** Job **
State the count of lines below in which the word "document" appears, and add nothing.

■ ■ ■ ■ ■ ■ ■

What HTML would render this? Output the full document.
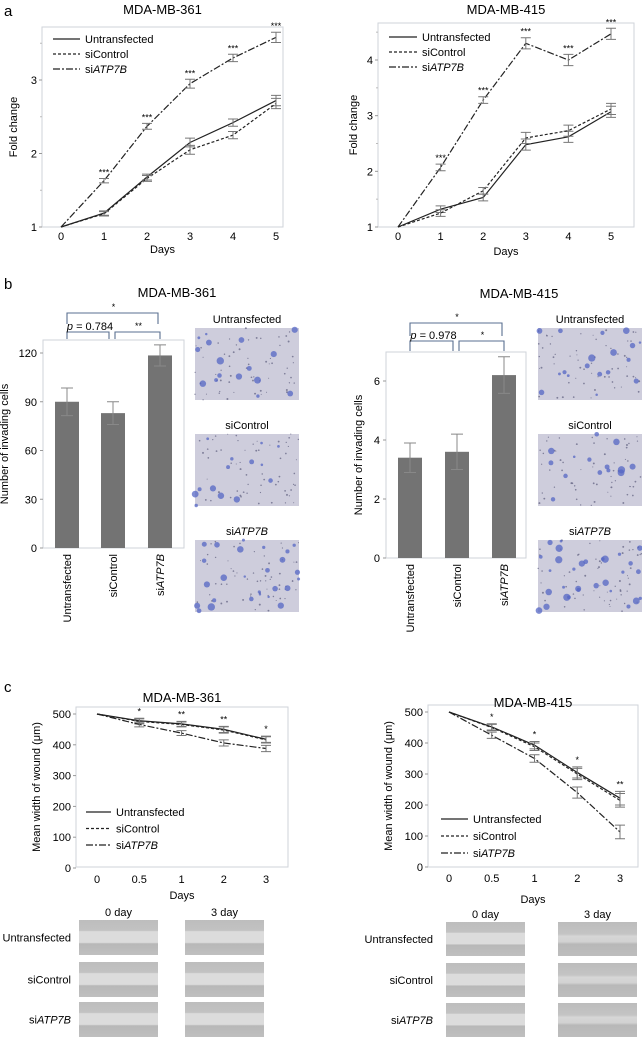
<!DOCTYPE html>
<html><head><meta charset="utf-8">
<style>
html,body{margin:0;padding:0;background:#fff;}
svg{display:block;font-family:"Liberation Sans",Arial,sans-serif;}
</style></head>
<body>
<svg id="fig" width="642" height="1038" viewBox="0 0 642 1038" xmlns="http://www.w3.org/2000/svg">
<text x="4" y="16" font-size="15">a</text>
<text x="4" y="289" font-size="15">b</text>
<text x="4" y="692" font-size="15">c</text>
</svg>
<script>
// ---- Panel a data ----
const daysA = [0,1,2,3,4,5];
const a361Untrans = [1,1.19,1.68,2.15,2.42,2.72];
const a361Ctrl = [1,1.18,1.66,2.05,2.25,2.68];
const a361Atp = [1,1.63,2.37,2.95,3.3,3.58];
const a361Err = [0,0.03,0.04,0.06,0.05,0.07];
const a415Untrans = [1,1.32,1.53,2.48,2.62,3.07];
const a415Ctrl = [1,1.25,1.65,2.6,2.73,3.12];
const a415Atp = [1,2.07,3.28,4.3,4.0,4.47];
const a415Err = [0,0.06,0.06,0.1,0.1,0.1];
const sigA = ["","***","***","***","***","***"];
// ---- Panel b data ----
const groupsB = ["Untransfected","siControl","siATP7B"];
const b361Vals = [90,83,118.5];
const b361Err = [8.5,7,6.5];
const b415Vals = [3.4,3.6,6.2];
const b415Err = [0.5,0.6,0.62];
// ---- Panel c data ----
const daysC = ["0","0.5","1","2","3"];
const c361Untrans = [500,478,468,450,418];
const c361Ctrl = [500,476,466,448,416];
const c361Atp = [500,466,438,406,388];
const c361Err = [0,8,8,10,10];
const c415Untrans = [500,452,393,305,222];
const c415Ctrl = [500,450,388,300,215];
const c415Atp = [500,425,350,240,113];
const c415Err = [0,10,12,18,22];
const sigC361 = ["","*","**","**","*"];
const sigC415 = ["","*","*","*","**"];

const NS="http://www.w3.org/2000/svg";
const svg=document.getElementById('fig');
function el(tag,attrs,parent,txt){const e=document.createElementNS(NS,tag);for(const k in attrs)e.setAttribute(k,attrs[k]);if(txt!==undefined)e.textContent=txt;(parent||svg).appendChild(e);return e;}
const DASH={solid:"",dot:"3,2",dashdot:"7,2,2,2"};

function lineChart(o){
  const g=el('g',{});
  
  
  const sx=i=>o.x0+(o.x1-o.x0)*i/(o.n-1);
  const sy=v=>o.yb+(v-o.ymin)*(o.yt-o.yb)/(o.ymaxT-o.ymin);
  const box=el('rect',{x:o.bx0,y:o.by0,width:o.bx1-o.bx0,height:o.by1-o.by0,fill:'none',stroke:'#cfd3da','stroke-width':1},g);
  
  el('text',{x:(o.bx0+o.bx1)/2,y:o.titleY,'font-size':13,'text-anchor':'middle'},g,o.title);
  o.yticks.forEach(t=>{const y=sy(t);
    el('line',{x1:o.bx0-3,x2:o.bx0,y1:y,y2:y,stroke:'#999'},g);
    const tx=el('text',{x:o.bx0-5,y:y+4,'font-size':11,'text-anchor':'end'},g,String(t));
    });
  if(o.minor) o.minor.forEach(t=>{const y=sy(t);el('line',{x1:o.bx0-2,x2:o.bx0,y1:y,y2:y,stroke:'#bbb'},g);});
  o.xlabels.forEach((l,i)=>{const tx=el('text',{x:sx(i),y:o.by1+o.xtickDy,'font-size':11,'text-anchor':'middle'},g,l);
    });
  const xt=el('text',{x:(o.bx0+o.bx1)/2,y:o.xtitleY,'font-size':11,'text-anchor':'middle'},g,'Days');
  
  const ytx=o.ytitleX, yty=(o.by0+o.by1)/2;
  const yt=el('text',{x:ytx,y:yty,'font-size':11,'text-anchor':'middle',transform:`rotate(-90 ${ytx} ${yty})`},g,o.ytitle);
  
  o.series.forEach(s=>{
    const pts=s.vals.map((v,i)=>sx(i)+','+sy(v)).join(' ');
    const pl=el('polyline',{points:pts,fill:'none',stroke:'#222','stroke-width':1.2,'stroke-dasharray':DASH[s.style]},g);
    
    s.vals.forEach((v,i)=>{if(!o.err[i])return;const x=sx(i),e=o.err[i];
      const eb=el('path',{d:`M${x-5},${sy(v+e)}h10M${x},${sy(v+e)}V${sy(v-e)}M${x-5},${sy(v-e)}h10`,stroke:'#777','stroke-width':1,fill:'none'},g);
      });
  });
  const top=o.series[o.sigSeries];
  o.sig.forEach((s,i)=>{if(!s)return;const st=el('text',{x:sx(i),y:sy(top.vals[i]+o.err[i])-o.sigDy,'font-size':9,'text-anchor':'middle'},g,s);
    });
  o.series.forEach((s,k)=>{const y=o.legY+k*o.legGap;
    el('line',{x1:o.legX,x2:o.legX+o.legW,y1:y,y2:y,stroke:'#222','stroke-width':1.2,'stroke-dasharray':DASH[s.style]},g);
    const t=el('text',{x:o.legX+o.legW+5,y:y+4,'font-size':11},g);
    
    if(s.key==='atp'){t.textContent='si';el('tspan',{'font-style':'italic'},t,'ATP7B');}else t.textContent=s.label;});
}
function series(u,c,a){return[{key:'untransfected',label:'Untransfected',vals:u,style:'solid'},{key:'sicontrol',label:'siControl',vals:c,style:'dot'},{key:'atp',label:'siATP7B',vals:a,style:'dashdot'}];}

lineChart({name:'growth-chart-361',title:'MDA-MB-361',titleY:14,bx0:42,bx1:283,by0:27,by1:227,x0:61,x1:276,n:6,
  yb:227,ymin:1,yt:80,ymaxT:3,yticks:[1,2,3],minor:[1.5,2.5,3.5],xlabels:daysA.map(String),xtickDy:13,xtitleY:253,
  ytitle:'Fold change',ytitleX:17,series:series(a361Untrans,a361Ctrl,a361Atp),err:a361Err,sig:sigA,sigSeries:2,sigDy:3,
  legX:53,legW:27,legY:39,legGap:15});
lineChart({name:'growth-chart-415',title:'MDA-MB-415',titleY:14,bx0:378,bx1:634,by0:23,by1:227,x0:398,x1:611,n:6,
  yb:227,ymin:1,yt:60,ymaxT:4,yticks:[1,2,3,4],minor:[1.5,2.5,3.5,4.5],xlabels:daysA.map(String),xtickDy:13,xtitleY:255,
  ytitle:'Fold change',ytitleX:357,series:series(a415Untrans,a415Ctrl,a415Atp),err:a415Err,sig:sigA,sigSeries:2,sigDy:3,
  legX:389,legW:28,legY:37,legGap:15});
lineChart({name:'wound-chart-361',title:'MDA-MB-361',titleY:702,bx0:76,bx1:288,by0:707,by1:867,x0:97,x1:266,n:5,
  yb:868,ymin:0,yt:714,ymaxT:500,yticks:[0,100,200,300,400,500],xlabels:daysC,xtickDy:16,xtitleY:899,
  ytitle:'Mean width of wound (μm)',ytitleX:40,series:series(c361Untrans,c361Ctrl,c361Atp),err:c361Err,sig:sigC361,sigSeries:0,sigDy:4,
  legX:86,legW:25,legY:812,legGap:16.5});
lineChart({name:'wound-chart-415',title:'MDA-MB-415',titleY:707,bx0:428,bx1:638,by0:705,by1:867,x0:449,x1:620,n:5,
  yb:867,ymin:0,yt:712,ymaxT:500,yticks:[0,100,200,300,400,500],xlabels:daysC,xtickDy:15,xtitleY:903,
  ytitle:'Mean width of wound (μm)',ytitleX:392,series:series(c415Untrans,c415Ctrl,c415Atp),err:c415Err,sig:sigC415,sigSeries:0,sigDy:4,
  legX:441,legW:27,legY:819,legGap:17});

function barChart(o){
  const g=el('g',{});
  
  
  const sy=v=>o.yb+(v*(o.yt-o.yb)/o.ymaxT);
  el('text',{x:o.titleX,y:o.titleY,'font-size':13,'text-anchor':'middle'},g,o.title);
  const f=el('rect',{x:o.bx0,y:o.by0,width:o.bx1-o.bx0,height:o.by1-o.by0,fill:'none',stroke:'#cfd3da'},g);
  
  o.yticks.forEach(t=>{const y=sy(t);el('line',{x1:o.bx0-3,x2:o.bx0,y1:y,y2:y,stroke:'#999'},g);
    const tx=el('text',{x:o.bx0-6,y:y+4,'font-size':11,'text-anchor':'end'},g,String(t));
    });
  const yx=o.ytitleX,yy=(o.by0+o.by1)/2;
  const yt=el('text',{x:yx,y:yy,'font-size':11,'text-anchor':'middle',transform:`rotate(-90 ${yx} ${yy})`},g,'Number of invading cells');
  
  o.vals.forEach((v,i)=>{const cx=o.cx[i];
    const b=el('rect',{x:cx-12,y:sy(v),width:24,height:o.yb-sy(v),fill:'#737373'},g);
    
    const e=o.err[i];
    el('path',{d:`M${cx-6},${sy(v+e)}h12M${cx},${sy(v+e)}V${sy(v-e)}M${cx-6},${sy(v-e)}h12`,stroke:'#888',fill:'none'},g);
    const lx=cx+4,ly=o.by1+6;
    const t=el('text',{x:lx,y:ly,'font-size':11,'text-anchor':'end',transform:`rotate(-90 ${lx} ${ly})`},g);
    
    if(i===2){t.textContent='si';el('tspan',{'font-style':'italic'},t,'ATP7B');}else t.textContent=groupsB[i];
  });
  const bc='#5a6f90';
  const br=(x1,x2,y,h)=>{el('path',{d:`M${x1},${y+h}V${y}H${x2}V${y+h}`,stroke:bc,fill:'none','stroke-width':1.1},g);};
  br(o.cx[0],o.cx[2]-2,o.topY,o.by0-o.topY-16);
  br(o.cx[0],o.cx[1]-4,o.lowY,o.by0-o.lowY-1);
  br(o.cx[1]+2,o.cx[2],o.lowY,o.by0-o.lowY-1);
  el('text',{x:(o.cx[0]+o.cx[2])/2,y:o.topY-3,'font-size':9,'text-anchor':'middle'},g,'*');
  el('text',{x:(o.cx[1]+o.cx[2])/2+2,y:o.lowY-3,'font-size':9,'text-anchor':'middle'},g,o.sig2);
  const p=el('text',{x:(o.cx[0]+o.cx[1])/2,y:o.lowY-2,'font-size':11,'text-anchor':'middle'},g);
  el('tspan',{'font-style':'italic'},p,'p');el('tspan',{},p,' = '+o.pval);
  
}
barChart({name:'invasion-chart-361',title:'MDA-MB-361',titleX:177,titleY:297,bx0:43,bx1:184,by0:340,by1:548,yb:548,yt:353,ymaxT:120,
  yticks:[0,30,60,90,120],ytitleX:8,vals:b361Vals,err:b361Err,cx:[67,113,160],topY:313,lowY:332,sig2:'**',pval:'0.784'});
barChart({name:'invasion-chart-415',title:'MDA-MB-415',titleX:519,titleY:298,bx0:386,bx1:526,by0:352,by1:558,yb:558,yt:381,ymaxT:6,
  yticks:[0,2,4,6],ytitleX:362,vals:b415Vals,err:b415Err,cx:[410,457,504],topY:323,lowY:341,sig2:'*',pval:'0.978'});

// microscopy image placeholders (decorative texture)
let seed=7;function rnd(){seed=(seed*16807)%2147483647;return seed/2147483647;}
function micro(x,y,w,h,label,n,big){
  const g=el('g',{});
  el('rect',{x,y,width:w,height:h,fill:'#cecddc'},g);
  for(let i=0;i<n;i++)el('circle',{cx:x+rnd()*w,cy:y+rnd()*h,r:0.5+rnd()*0.5,fill:'#6a6a88','fill-opacity':0.8},g);
  for(let i=0;i<big;i++)el('circle',{cx:x+rnd()*w,cy:y+rnd()*h,r:1.2+rnd()*2.5,fill:'#5465c4','fill-opacity':0.75},g);
  const t=el('text',{x:x+w/2,y:y-5,'font-size':11,'text-anchor':'middle'},g);
  
  if(label==='atp'){t.textContent='si';el('tspan',{'font-style':'italic'},t,'ATP7B');}else t.textContent=label;
}
[[328,'Untransfected',16],[434,'siControl',14],[540,'atp',26]].forEach(r=>{micro(195,r[0],104,72,r[1],60,r[2]);});
[[328,'Untransfected',18],[434,'siControl',14],[540,'atp',30]].forEach(r=>{micro(538,r[0],104,72,r[1],60,r[2]);});

// wound images
const defs=el('defs',{});
const lg=el('linearGradient',{id:'w0',x1:0,y1:0,x2:0,y2:1},defs);
[[0,'#bdbdbd'],[0.3,'#c2c2c2'],[0.33,'#dcdcdc'],[0.64,'#dcdcdc'],[0.68,'#b8b8b8'],[1,'#bfbfbf']].forEach(s=>el('stop',{offset:s[0],'stop-color':s[1]},lg));
const lg2=el('linearGradient',{id:'w3',x1:0,y1:0,x2:0,y2:1},defs);
[[0,'#bcbcbc'],[0.35,'#c4c4c4'],[0.42,'#d6d6d6'],[0.58,'#d2d2d2'],[0.65,'#b8b8b8'],[1,'#bdbdbd']].forEach(s=>el('stop',{offset:s[0],'stop-color':s[1]},lg2));
function wound(x,y,w,h,grad){const r=el('rect',{x,y,width:w,height:h,fill:'url(#'+grad+')'});}
function woundBlock(cols,rows,w,h,labelX,grad3){
  el('text',{x:cols[0]+w/2,y:rows[0]-4,'font-size':11,'text-anchor':'middle'},svg,'0 day');
  el('text',{x:cols[1]+w/2,y:rows[0]-4,'font-size':11,'text-anchor':'middle'},svg,'3 day');
  ['Untransfected','siControl','atp'].forEach((l,i)=>{
    wound(cols[0],rows[i],w,h,'w0');wound(cols[1],rows[i],w,h,grad3);
    const t=el('text',{x:labelX,y:rows[i]+h/2+4,'font-size':11,'text-anchor':'end'});
    
    if(l==='atp'){t.textContent='si';el('tspan',{'font-style':'italic'},t,'ATP7B');}else t.textContent=l;});
}
woundBlock([79,185],[920,962,1002],79,35,71,'w0');
woundBlock([446,558],[922,963,1003],79,34,433,'w3');
</script>
</body></html>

■ ■ ■ ■ ■ ■ ■

** Solution **
3